Exercise: Transcribe the stretch of entries below from the line with "Emit a component" through the line with "Chart.register(...registerables);", exactly and with both ends included; leave out all other lines.

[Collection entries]
= = =

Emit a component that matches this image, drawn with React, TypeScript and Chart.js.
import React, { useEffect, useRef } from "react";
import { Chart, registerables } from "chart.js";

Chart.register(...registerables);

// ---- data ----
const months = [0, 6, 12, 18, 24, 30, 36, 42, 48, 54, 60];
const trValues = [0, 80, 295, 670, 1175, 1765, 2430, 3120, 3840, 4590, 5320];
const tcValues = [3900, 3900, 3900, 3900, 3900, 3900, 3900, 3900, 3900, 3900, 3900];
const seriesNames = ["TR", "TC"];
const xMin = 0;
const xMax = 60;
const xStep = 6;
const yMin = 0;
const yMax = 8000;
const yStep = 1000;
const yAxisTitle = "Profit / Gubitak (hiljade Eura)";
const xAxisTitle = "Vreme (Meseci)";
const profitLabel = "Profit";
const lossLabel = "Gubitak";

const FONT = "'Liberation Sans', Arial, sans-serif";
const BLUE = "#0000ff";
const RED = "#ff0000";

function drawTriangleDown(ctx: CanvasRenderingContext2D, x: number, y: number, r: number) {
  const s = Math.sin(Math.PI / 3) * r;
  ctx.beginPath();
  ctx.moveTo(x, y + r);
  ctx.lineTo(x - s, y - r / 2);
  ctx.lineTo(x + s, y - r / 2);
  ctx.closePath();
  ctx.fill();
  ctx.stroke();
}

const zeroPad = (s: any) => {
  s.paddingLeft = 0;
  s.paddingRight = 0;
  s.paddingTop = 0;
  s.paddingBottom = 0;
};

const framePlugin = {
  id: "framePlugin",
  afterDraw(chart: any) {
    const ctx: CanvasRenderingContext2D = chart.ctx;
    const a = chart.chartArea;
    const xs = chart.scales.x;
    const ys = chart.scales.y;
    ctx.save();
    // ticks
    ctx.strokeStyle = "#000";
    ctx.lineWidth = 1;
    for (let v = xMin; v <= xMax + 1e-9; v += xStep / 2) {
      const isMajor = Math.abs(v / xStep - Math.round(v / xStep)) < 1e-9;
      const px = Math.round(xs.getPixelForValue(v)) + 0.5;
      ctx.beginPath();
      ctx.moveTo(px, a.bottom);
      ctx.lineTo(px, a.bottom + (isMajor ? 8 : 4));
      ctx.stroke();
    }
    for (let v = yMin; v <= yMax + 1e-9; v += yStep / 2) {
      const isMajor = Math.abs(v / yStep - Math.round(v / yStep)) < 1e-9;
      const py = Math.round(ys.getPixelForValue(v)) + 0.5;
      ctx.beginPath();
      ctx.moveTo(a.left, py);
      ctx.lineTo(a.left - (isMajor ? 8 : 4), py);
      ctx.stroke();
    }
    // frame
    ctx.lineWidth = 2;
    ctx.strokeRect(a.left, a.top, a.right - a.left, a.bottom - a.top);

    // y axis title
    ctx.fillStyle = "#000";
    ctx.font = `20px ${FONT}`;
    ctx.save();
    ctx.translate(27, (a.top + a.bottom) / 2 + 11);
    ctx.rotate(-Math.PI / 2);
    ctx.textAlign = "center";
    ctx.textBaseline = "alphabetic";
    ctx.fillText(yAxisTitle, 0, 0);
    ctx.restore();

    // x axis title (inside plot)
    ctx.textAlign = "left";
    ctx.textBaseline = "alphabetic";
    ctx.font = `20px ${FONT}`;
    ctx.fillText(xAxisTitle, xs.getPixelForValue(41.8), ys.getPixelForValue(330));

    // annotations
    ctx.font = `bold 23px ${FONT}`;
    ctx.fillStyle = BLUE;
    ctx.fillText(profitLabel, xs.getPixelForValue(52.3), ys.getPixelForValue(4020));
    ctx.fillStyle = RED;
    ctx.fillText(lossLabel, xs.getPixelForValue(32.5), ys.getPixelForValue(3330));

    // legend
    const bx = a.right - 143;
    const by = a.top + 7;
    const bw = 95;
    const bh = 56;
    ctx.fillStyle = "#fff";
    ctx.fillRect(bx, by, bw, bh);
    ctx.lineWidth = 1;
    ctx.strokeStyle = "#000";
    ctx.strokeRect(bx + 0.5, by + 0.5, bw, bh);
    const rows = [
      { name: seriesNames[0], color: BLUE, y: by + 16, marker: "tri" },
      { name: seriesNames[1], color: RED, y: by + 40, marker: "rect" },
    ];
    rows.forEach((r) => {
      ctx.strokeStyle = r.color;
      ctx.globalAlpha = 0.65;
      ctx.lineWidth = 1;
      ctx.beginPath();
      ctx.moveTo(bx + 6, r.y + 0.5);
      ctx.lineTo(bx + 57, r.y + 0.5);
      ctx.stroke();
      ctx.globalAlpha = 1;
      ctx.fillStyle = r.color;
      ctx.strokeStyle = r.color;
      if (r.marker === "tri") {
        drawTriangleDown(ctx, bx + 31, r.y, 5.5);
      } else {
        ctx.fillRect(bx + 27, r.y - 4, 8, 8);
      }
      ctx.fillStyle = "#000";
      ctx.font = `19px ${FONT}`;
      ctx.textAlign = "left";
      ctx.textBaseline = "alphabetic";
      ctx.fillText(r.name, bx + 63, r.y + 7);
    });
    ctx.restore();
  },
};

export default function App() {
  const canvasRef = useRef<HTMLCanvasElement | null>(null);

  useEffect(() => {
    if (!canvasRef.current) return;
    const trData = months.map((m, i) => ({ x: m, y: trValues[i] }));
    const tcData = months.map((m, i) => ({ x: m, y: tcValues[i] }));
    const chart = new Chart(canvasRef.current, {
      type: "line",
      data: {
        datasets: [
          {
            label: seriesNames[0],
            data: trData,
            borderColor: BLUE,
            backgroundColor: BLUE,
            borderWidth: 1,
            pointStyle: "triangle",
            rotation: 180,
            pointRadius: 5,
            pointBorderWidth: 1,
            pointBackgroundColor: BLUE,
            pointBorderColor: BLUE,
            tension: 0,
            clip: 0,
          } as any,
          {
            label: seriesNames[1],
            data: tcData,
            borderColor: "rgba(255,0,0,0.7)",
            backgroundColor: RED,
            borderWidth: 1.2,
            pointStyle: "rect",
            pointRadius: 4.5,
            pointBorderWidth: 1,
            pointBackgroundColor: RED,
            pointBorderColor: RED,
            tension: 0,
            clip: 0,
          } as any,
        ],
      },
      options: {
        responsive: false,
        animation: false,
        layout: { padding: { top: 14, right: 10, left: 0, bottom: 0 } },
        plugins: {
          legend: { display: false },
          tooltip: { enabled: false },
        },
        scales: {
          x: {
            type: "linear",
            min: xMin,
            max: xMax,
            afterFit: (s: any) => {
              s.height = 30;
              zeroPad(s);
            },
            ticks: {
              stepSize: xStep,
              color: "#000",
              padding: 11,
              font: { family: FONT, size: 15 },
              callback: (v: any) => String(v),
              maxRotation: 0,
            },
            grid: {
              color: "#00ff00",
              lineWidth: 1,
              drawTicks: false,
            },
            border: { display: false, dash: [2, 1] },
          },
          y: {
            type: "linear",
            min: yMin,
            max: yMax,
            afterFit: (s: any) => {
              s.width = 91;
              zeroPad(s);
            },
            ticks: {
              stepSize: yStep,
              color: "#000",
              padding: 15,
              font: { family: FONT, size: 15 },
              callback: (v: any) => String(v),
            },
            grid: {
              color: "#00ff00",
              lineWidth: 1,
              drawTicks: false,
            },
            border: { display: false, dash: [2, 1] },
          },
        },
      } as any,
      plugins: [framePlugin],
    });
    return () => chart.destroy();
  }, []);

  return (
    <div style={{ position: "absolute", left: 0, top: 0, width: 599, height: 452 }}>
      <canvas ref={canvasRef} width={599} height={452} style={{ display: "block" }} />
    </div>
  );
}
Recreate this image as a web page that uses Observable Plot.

= = =

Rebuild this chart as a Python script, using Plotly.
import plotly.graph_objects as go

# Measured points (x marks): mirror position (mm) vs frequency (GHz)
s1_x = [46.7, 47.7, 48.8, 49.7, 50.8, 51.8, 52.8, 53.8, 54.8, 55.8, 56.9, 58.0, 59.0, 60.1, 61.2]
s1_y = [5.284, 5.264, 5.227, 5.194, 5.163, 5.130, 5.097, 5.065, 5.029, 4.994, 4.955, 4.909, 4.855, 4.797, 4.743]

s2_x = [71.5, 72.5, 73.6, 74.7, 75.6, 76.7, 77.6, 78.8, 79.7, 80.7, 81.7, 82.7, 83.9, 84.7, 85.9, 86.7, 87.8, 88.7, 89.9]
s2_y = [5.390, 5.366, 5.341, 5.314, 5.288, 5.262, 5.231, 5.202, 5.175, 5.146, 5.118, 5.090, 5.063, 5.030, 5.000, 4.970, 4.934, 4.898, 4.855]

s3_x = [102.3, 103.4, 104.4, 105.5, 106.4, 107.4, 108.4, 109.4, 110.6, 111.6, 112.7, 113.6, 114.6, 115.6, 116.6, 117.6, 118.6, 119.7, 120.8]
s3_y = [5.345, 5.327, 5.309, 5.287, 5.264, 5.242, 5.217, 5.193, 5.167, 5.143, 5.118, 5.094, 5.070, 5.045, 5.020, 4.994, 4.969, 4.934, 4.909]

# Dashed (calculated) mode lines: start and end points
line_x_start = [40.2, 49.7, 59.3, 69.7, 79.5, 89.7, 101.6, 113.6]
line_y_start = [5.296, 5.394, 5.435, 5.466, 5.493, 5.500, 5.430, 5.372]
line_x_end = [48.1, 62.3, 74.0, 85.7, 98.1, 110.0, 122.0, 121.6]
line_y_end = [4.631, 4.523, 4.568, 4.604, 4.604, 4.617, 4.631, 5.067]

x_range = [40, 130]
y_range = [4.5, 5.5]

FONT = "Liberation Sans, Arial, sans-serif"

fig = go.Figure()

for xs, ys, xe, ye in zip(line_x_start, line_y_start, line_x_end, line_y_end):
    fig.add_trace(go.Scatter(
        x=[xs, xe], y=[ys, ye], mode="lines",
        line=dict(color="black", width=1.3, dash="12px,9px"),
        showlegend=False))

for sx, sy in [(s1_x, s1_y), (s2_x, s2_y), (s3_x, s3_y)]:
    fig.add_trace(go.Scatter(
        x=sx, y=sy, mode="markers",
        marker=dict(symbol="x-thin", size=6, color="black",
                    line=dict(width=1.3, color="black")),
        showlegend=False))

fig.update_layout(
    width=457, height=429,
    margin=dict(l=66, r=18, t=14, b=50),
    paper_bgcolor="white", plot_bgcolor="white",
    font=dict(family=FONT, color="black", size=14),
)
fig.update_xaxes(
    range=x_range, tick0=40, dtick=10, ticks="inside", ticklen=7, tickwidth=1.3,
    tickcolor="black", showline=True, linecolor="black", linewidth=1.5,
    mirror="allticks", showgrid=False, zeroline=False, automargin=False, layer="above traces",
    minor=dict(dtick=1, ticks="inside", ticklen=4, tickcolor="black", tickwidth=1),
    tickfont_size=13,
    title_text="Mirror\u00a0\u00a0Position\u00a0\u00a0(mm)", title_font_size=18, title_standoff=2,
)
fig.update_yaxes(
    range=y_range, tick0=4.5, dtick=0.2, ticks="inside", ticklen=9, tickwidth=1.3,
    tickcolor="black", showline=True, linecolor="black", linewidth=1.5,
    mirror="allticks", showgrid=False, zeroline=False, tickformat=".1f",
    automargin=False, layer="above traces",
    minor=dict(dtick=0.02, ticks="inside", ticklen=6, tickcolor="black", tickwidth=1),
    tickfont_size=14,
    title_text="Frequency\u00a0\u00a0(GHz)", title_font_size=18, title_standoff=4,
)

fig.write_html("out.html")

= = =

Full output:
Emit a component that matches this image, drawn with React, TypeScript and Chart.js.
import React, { useEffect, useRef } from "react";
import { Chart, registerables } from "chart.js";

Chart.register(...registerables);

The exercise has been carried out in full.